Going from the top of the data below, give again each line through the one containing "70.8, 97.4, 120.6]", both ends kept.

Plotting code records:

________________

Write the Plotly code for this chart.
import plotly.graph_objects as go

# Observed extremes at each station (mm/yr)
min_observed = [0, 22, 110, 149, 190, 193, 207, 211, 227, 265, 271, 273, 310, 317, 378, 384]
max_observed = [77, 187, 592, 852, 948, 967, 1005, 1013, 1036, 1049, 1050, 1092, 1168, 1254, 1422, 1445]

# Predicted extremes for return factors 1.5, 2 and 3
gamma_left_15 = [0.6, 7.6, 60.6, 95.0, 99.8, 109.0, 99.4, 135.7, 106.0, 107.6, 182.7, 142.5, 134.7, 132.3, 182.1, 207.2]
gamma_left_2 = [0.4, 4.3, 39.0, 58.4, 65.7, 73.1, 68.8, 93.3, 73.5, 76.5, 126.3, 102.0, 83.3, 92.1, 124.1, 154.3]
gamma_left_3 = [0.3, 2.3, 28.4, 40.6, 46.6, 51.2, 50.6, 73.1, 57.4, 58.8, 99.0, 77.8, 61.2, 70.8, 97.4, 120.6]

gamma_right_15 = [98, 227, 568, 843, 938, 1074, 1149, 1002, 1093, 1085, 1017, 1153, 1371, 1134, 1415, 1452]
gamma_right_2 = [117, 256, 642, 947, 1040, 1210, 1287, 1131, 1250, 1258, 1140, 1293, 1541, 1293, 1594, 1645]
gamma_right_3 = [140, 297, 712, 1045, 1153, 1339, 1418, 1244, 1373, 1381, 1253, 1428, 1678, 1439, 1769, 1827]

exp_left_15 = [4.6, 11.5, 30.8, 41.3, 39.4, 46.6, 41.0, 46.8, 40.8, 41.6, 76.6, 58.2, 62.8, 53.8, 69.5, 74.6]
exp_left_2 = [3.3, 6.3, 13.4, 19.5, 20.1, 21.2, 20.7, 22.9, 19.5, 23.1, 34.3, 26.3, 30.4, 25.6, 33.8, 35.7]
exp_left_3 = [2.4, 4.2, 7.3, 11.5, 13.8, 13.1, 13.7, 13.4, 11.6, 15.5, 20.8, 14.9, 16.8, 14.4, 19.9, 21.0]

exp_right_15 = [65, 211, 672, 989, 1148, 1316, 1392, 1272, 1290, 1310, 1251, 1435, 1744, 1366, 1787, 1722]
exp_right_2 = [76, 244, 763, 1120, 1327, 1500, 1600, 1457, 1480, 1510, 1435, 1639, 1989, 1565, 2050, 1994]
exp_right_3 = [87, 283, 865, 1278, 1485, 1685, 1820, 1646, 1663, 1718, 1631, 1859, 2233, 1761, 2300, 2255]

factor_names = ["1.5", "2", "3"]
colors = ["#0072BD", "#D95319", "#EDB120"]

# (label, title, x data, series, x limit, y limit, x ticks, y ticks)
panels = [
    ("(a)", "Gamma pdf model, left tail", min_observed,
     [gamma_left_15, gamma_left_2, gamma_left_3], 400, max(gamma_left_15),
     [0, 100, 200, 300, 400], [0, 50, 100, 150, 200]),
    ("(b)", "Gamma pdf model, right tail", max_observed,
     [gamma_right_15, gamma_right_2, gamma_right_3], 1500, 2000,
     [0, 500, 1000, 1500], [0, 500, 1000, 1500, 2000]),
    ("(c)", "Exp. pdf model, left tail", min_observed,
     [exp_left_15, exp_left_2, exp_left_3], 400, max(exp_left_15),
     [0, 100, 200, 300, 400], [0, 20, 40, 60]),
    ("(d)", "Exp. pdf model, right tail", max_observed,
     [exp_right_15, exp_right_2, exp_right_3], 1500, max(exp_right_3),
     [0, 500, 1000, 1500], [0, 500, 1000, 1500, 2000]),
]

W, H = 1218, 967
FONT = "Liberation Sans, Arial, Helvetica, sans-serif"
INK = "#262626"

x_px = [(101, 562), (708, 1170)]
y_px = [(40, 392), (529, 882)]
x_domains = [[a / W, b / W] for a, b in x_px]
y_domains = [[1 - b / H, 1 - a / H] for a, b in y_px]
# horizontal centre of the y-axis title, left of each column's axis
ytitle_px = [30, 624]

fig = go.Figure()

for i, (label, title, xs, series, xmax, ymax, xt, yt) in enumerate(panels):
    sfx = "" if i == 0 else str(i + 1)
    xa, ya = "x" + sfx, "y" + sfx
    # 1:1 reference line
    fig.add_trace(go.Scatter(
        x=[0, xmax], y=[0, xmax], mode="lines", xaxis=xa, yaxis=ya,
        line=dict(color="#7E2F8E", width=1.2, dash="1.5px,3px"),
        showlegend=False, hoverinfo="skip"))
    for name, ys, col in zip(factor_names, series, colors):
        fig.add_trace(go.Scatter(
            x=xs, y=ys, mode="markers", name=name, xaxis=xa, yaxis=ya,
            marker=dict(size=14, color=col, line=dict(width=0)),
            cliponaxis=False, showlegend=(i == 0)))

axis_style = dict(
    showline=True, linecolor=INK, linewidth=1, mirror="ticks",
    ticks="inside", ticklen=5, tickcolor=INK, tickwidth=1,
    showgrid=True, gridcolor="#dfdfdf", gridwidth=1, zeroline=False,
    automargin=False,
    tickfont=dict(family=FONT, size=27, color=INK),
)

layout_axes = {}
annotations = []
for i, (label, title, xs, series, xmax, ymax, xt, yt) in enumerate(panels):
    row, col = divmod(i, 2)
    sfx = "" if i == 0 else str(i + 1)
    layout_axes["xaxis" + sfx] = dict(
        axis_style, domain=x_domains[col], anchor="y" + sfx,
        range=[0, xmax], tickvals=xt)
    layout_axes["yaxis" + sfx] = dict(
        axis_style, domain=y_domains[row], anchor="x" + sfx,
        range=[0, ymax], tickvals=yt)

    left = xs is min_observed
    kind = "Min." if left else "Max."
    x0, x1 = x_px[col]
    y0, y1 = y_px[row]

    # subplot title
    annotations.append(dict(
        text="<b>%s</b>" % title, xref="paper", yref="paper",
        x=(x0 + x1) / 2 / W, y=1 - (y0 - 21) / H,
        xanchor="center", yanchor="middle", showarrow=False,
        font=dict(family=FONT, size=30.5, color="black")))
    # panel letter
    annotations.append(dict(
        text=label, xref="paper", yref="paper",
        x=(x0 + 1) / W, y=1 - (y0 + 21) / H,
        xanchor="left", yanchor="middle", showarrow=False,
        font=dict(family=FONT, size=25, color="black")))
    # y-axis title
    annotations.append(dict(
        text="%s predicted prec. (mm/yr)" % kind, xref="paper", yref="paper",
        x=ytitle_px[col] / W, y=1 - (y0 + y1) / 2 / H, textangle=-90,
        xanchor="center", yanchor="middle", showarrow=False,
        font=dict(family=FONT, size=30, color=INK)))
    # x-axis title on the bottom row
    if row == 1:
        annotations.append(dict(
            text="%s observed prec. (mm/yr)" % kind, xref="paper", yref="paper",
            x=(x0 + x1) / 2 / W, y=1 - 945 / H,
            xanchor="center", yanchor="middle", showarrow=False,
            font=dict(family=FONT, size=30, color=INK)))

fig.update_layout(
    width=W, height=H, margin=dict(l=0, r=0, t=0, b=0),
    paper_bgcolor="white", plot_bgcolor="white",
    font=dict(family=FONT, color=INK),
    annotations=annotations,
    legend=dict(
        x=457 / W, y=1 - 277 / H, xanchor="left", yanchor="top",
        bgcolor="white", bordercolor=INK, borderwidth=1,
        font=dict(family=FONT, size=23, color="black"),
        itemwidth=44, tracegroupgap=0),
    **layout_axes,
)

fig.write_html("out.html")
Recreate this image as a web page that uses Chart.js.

________________

FINISHED ANSWER:
Write the Plotly code for this chart.
import plotly.graph_objects as go

# Observed extremes at each station (mm/yr)
min_observed = [0, 22, 110, 149, 190, 193, 207, 211, 227, 265, 271, 273, 310, 317, 378, 384]
max_observed = [77, 187, 592, 852, 948, 967, 1005, 1013, 1036, 1049, 1050, 1092, 1168, 1254, 1422, 1445]

# Predicted extremes for return factors 1.5, 2 and 3
gamma_left_15 = [0.6, 7.6, 60.6, 95.0, 99.8, 109.0, 99.4, 135.7, 106.0, 107.6, 182.7, 142.5, 134.7, 132.3, 182.1, 207.2]
gamma_left_2 = [0.4, 4.3, 39.0, 58.4, 65.7, 73.1, 68.8, 93.3, 73.5, 76.5, 126.3, 102.0, 83.3, 92.1, 124.1, 154.3]
gamma_left_3 = [0.3, 2.3, 28.4, 40.6, 46.6, 51.2, 50.6, 73.1, 57.4, 58.8, 99.0, 77.8, 61.2, 70.8, 97.4, 120.6]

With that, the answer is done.